Operator Precedence: When an expression includes multiple operators, Python follows operator precedence rules to determine the order of evaluation.

  • Parentheses (()) have the highest precedence and can override the default order. Expressions within parentheses are evaluated first.
  • Exponentiation (**) is next.
  • Multiplication (*), Division (/, //), and Modulus (%) have higher precedence than Addition (+) and Subtraction (-).
  • Operators at the same precedence level are generally evaluated from left to right, except for exponentiation.
  • It is often good practice to use parentheses for clarity even when not strictly required by precedence. For example, 2 * 3 + 4 evaluates to 10 because multiplication happens first, while 2 * (3 + 4) evaluates to 14 because parentheses force the addition first.
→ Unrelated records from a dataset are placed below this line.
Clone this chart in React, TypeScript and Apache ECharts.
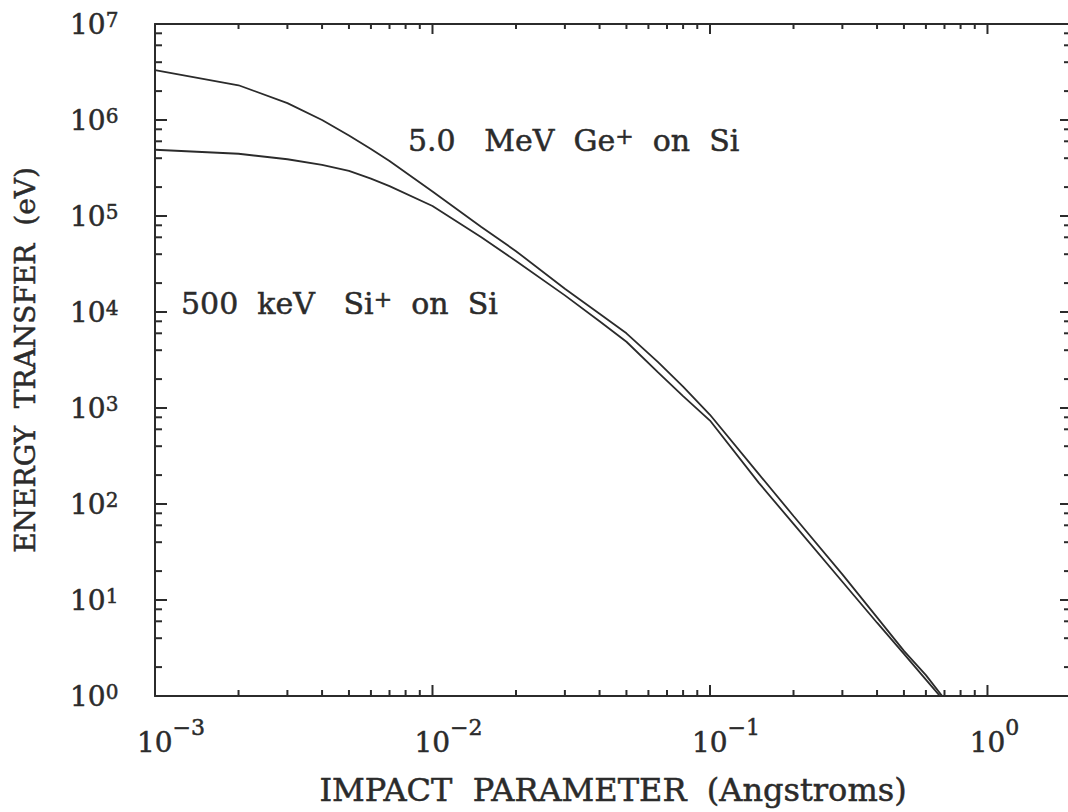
import React, { useEffect, useRef } from 'react';
import * as echarts from 'echarts';

// ---- data ----
const impactParameter = [0.001, 0.002, 0.003, 0.004, 0.005, 0.006, 0.007, 0.01, 0.015, 0.02, 0.03, 0.04, 0.05, 0.065, 0.08, 0.1, 0.15, 0.2, 0.3, 0.4, 0.5, 0.6, 0.7];
const geOnSi = [3.3e6, 2.3e6, 1.5e6, 1.0e6, 6.9e5, 5.0e5, 3.75e5, 1.8e5, 7.7e4, 4.3e4, 1.75e4, 9.6e3, 6.0e3, 3.0e3, 1.67e3, 850, 205, 75, 18.5, 6.6, 2.95, 1.65, 0.93];
const siOnSi = [4.9e5, 4.45e5, 3.9e5, 3.4e5, 2.95e5, 2.45e5, 2.05e5, 1.27e5, 6.0e4, 3.4e4, 1.49e4, 8.0e3, 4.9e3, 2.35e3, 1.33e3, 740, 166, 62, 15.5, 5.8, 2.75, 1.48, 0.88];

const X_MIN = 0.001;
const X_MAX = 2;
const Y_MIN = 1;
const Y_MAX = 1e7;
const xDecades = [0.001, 0.01, 0.1, 1];
const xMinorMultipliers = [2, 3, 4, 5, 6, 7, 8, 9];
const yDecades = [1, 10, 100, 1000, 1e4, 1e5, 1e6, 1e7];
const yMinorMultipliers = [2, 4, 6, 8];

const xAxisTitle = 'IMPACT  PARAMETER  (Angstroms)';
const yAxisTitle = 'ENERGY  TRANSFER  (eV)';
const geLabel = '5.0   MeV  Ge{s|+}  on  Si';
const siLabel = '500  keV   Si{s|+}  on  Si';

const FONT = '"DejaVu Serif", "Liberation Serif", serif';
const INK = '#2b2b2b';
const THICK = { textBorderColor: INK, textBorderWidth: 0.5 };

const xTicks = [
  ...xDecades,
  ...xDecades.flatMap((d) => xMinorMultipliers.map((m) => m * d)).filter((v) => v < X_MAX),
];
const yTicks = [
  ...yDecades,
  ...yDecades.flatMap((d) => yMinorMultipliers.map((m) => m * d)).filter((v) => v < Y_MAX),
];

function expOf(v: number): number | null {
  const l = Math.log10(v);
  const e = Math.round(l);
  return Math.abs(l - e) < 1e-6 ? e : null;
}

function fmtExp(e: number): string {
  return e < 0 ? '\u2212' + String(-e) : String(e);
}

export default function App() {
  const ref = useRef<HTMLDivElement>(null);

  useEffect(() => {
    if (!ref.current) return;
    const chart = echarts.init(ref.current, undefined, { renderer: 'svg' });

    const tickSeries = (
      data: number[][],
      valueDim: number,
      dx: number,
      dy: number,
      majorLen: number,
      minorLen: number
    ) => ({
      type: 'custom',
      silent: true,
      data,
      renderItem: (_p: any, api: any) => {
        const v = api.value(valueDim);
        const c = api.coord([api.value(0), api.value(1)]);
        const len = expOf(v) !== null ? majorLen : minorLen;
        return {
          type: 'line',
          shape: { x1: c[0], y1: c[1], x2: c[0] + dx * len, y2: c[1] + dy * len },
          style: { stroke: INK, lineWidth: 2 },
        };
      },
    });

    const axisCommon = {
      type: 'log',
      splitLine: { show: false },
      minorTick: { show: false },
      axisLine: { show: true, lineStyle: { color: INK, width: 2 } },
      axisTick: { show: false },
    };

    const option: any = {
      animation: false,
      backgroundColor: '#ffffff',
      grid: { left: 155, right: 9, top: 24, bottom: 116, outerBoundsMode: 'none' },
      xAxis: [
        {
          ...axisCommon,
          min: X_MIN,
          max: X_MAX,
          position: 'bottom',
          axisLabel: {
            show: true,
            margin: 20,
            showMaxLabel: false,
            color: INK,
            fontFamily: FONT,
            formatter: (v: number) => {
              const e = expOf(v);
              if (e === null) return '';
              const ex = fmtExp(e);
              const pad = ex.length > 1 ? 'p2' : 'p1';
              return `{${pad}| }{b|10}{s|${ex}}`;
            },
            rich: {
              p1: { width: 14, lineHeight: 40, fontSize: 10 },
              p2: { width: 32, lineHeight: 40, fontSize: 10 },
              b: { fontSize: 28, lineHeight: 28, fontFamily: FONT, color: INK, verticalAlign: 'bottom', ...THICK },
              s: { fontSize: 22, lineHeight: 20, fontFamily: FONT, color: INK, verticalAlign: 'top', ...THICK },
            },
          },
          name: xAxisTitle,
          nameLocation: 'middle',
          nameGap: 78,
          nameTextStyle: { fontSize: 32, fontFamily: FONT, color: INK, ...THICK },
        },
        {
          ...axisCommon,
          min: X_MIN,
          max: X_MAX,
          position: 'top',
          axisLabel: { show: false },
        },
      ],
      yAxis: [
        {
          ...axisCommon,
          min: Y_MIN,
          max: Y_MAX,
          position: 'left',
          axisLabel: {
            show: true,
            margin: 85,
            align: 'left',
            color: INK,
            fontFamily: FONT,
            formatter: (v: number) => {
              const e = expOf(v);
              if (e === null) return '';
              return `{b|10}{s|${fmtExp(e)}}`;
            },
            rich: {
              b: { fontSize: 28, lineHeight: 28, fontFamily: FONT, color: INK, ...THICK },
              s: { fontSize: 20, lineHeight: 12, fontFamily: FONT, color: INK, verticalAlign: 'top', ...THICK },
            },
          },
          name: yAxisTitle,
          nameLocation: 'middle',
          nameGap: 116,
          nameTextStyle: { fontSize: 28, fontFamily: FONT, color: INK, ...THICK },
        },
        {
          ...axisCommon,
          min: Y_MIN,
          max: Y_MAX,
          position: 'right',
          axisLabel: { show: false },
        },
      ],
      graphic: [
        {
          type: 'text',
          x: 408,
          y: 140,
          silent: true,
          style: {
            text: geLabel,
            fontSize: 30,
            fontFamily: FONT,
            fill: INK,
            stroke: INK,
            lineWidth: 0.5,
            lineHeight: 30,
            align: 'left',
            verticalAlign: 'middle',
            rich: {
              s: { fontSize: 22, lineHeight: 14, fontFamily: FONT, fill: INK, stroke: INK, lineWidth: 0.5, verticalAlign: 'top' },
            },
          },
        },
        {
          type: 'text',
          x: 181,
          y: 303,
          silent: true,
          style: {
            text: siLabel,
            fontSize: 30,
            fontFamily: FONT,
            fill: INK,
            stroke: INK,
            lineWidth: 0.5,
            lineHeight: 30,
            align: 'left',
            verticalAlign: 'middle',
            rich: {
              s: { fontSize: 22, lineHeight: 14, fontFamily: FONT, fill: INK, stroke: INK, lineWidth: 0.5, verticalAlign: 'top' },
            },
          },
        },
      ],
      series: [
        {
          name: '5.0 MeV Ge+ on Si',
          type: 'line',
          data: impactParameter.map((x, i) => [x, geOnSi[i]]),
          showSymbol: false,
          smooth: false,
          lineStyle: { color: INK, width: 1.8 },
          silent: true,
        },
        {
          name: '500 keV Si+ on Si',
          type: 'line',
          data: impactParameter.map((x, i) => [x, siOnSi[i]]),
          showSymbol: false,
          smooth: false,
          lineStyle: { color: INK, width: 1.8 },
          silent: true,
        },
        // bottom ticks (pointing up), top ticks (pointing down)
        tickSeries(xTicks.map((v) => [v, Y_MIN]), 0, 0, -1, 11, 6),
        tickSeries(xTicks.map((v) => [v, Y_MAX]), 0, 0, 1, 10, 5),
        // left ticks (pointing right), right ticks (pointing left)
        tickSeries(yTicks.map((v) => [X_MIN, v]), 1, 1, 0, 12, 7),
        tickSeries(yTicks.map((v) => [X_MAX, v]), 1, -1, 0, 11, 7),
      ],
    };

    chart.setOption(option);
    return () => {
      chart.dispose();
    };
  }, []);

  return (
    <div style={{ position: 'absolute', left: 0, top: 0, width: 1068, height: 812, overflow: 'hidden', background: '#ffffff' }}>
      <div ref={ref} style={{ position: 'absolute', left: 0, top: 0, width: 1080, height: 812 }} />
    </div>
  );
}
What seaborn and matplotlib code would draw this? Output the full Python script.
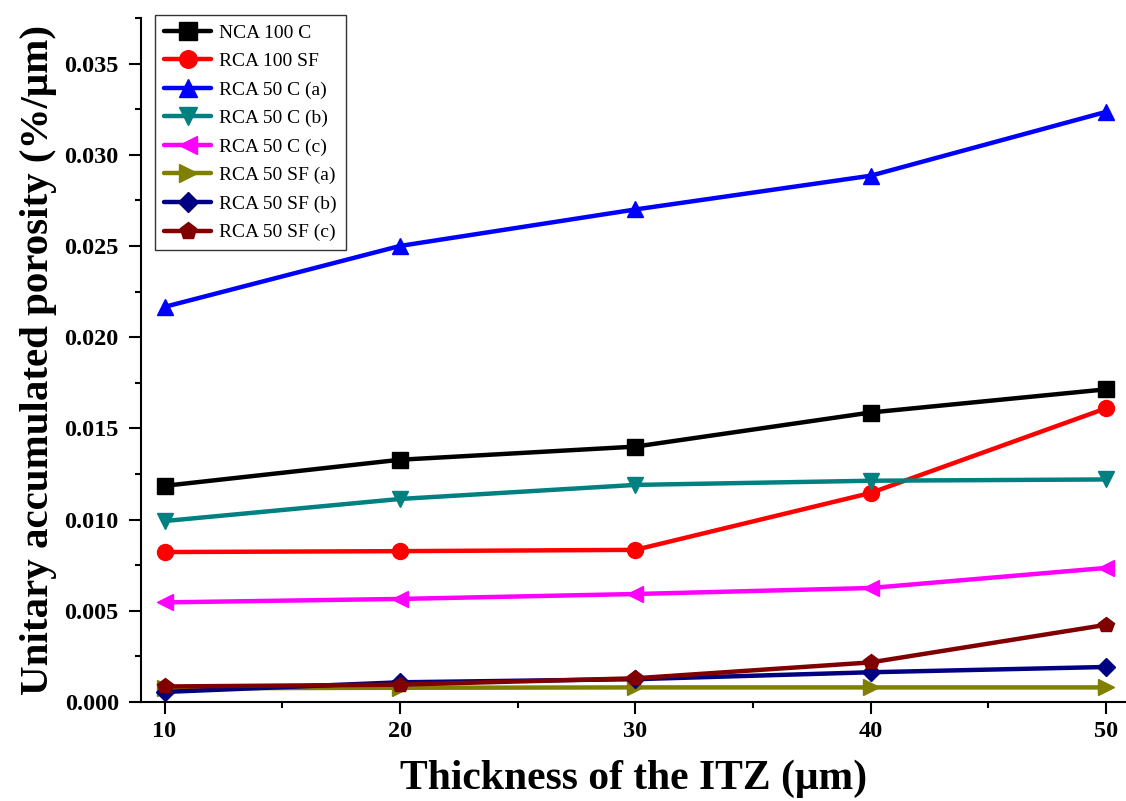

Expressions and Statements: Expressions can appear as statements. Common forms of expression statements include calling functions and methods. In Python 3.0, the print() function is typically used as an expression statement. Expressions typed directly into the interactive interpreter are also expression statements.

Operators and Data Types: The behaviour of an operator depends on the type of object it is applied to. For instance, + performs addition on numbers but concatenation on strings, and * performs multiplication on numbers but repetition on strings. Some operations like indexing ([]) and slicing ([:]) are specifically defined for sequence types like strings, lists, and tuples.

Operator Overloading: Classes in Python can intercept and respond to operators by defining special methods (often starting and ending with double underscores). This is known as operator overloading.

  • For example, defining __add__(self, other) in a class allows instances of that class to be used with the + operator.
  • The __init__ method, called when an object is created (e.g., X = Class(args)), is the most commonly used operator overloading method.
  • Methods like __getitem__ and __setitem__ can be defined to support indexing and slicing ([]) for custom objects.
  • __str__ and __repr__ handle how objects are displayed when printed or represented.
  • Methods like __bool__ or __len__ (in Python 2.6, __nonzero__) determine how an object evaluates in a Boolean context.
  • Operator overloading is useful when a custom object needs to behave like a built-in type (emulating its interface) or when the operations naturally map to the object’s purpose, such as adding vector objects. Python often tries a specific overloading method first and falls back to a more general one if needed; for instance, iteration might try __iter__ before __getitem__, and in-place addition (+=) tries __iadd__ before __add__.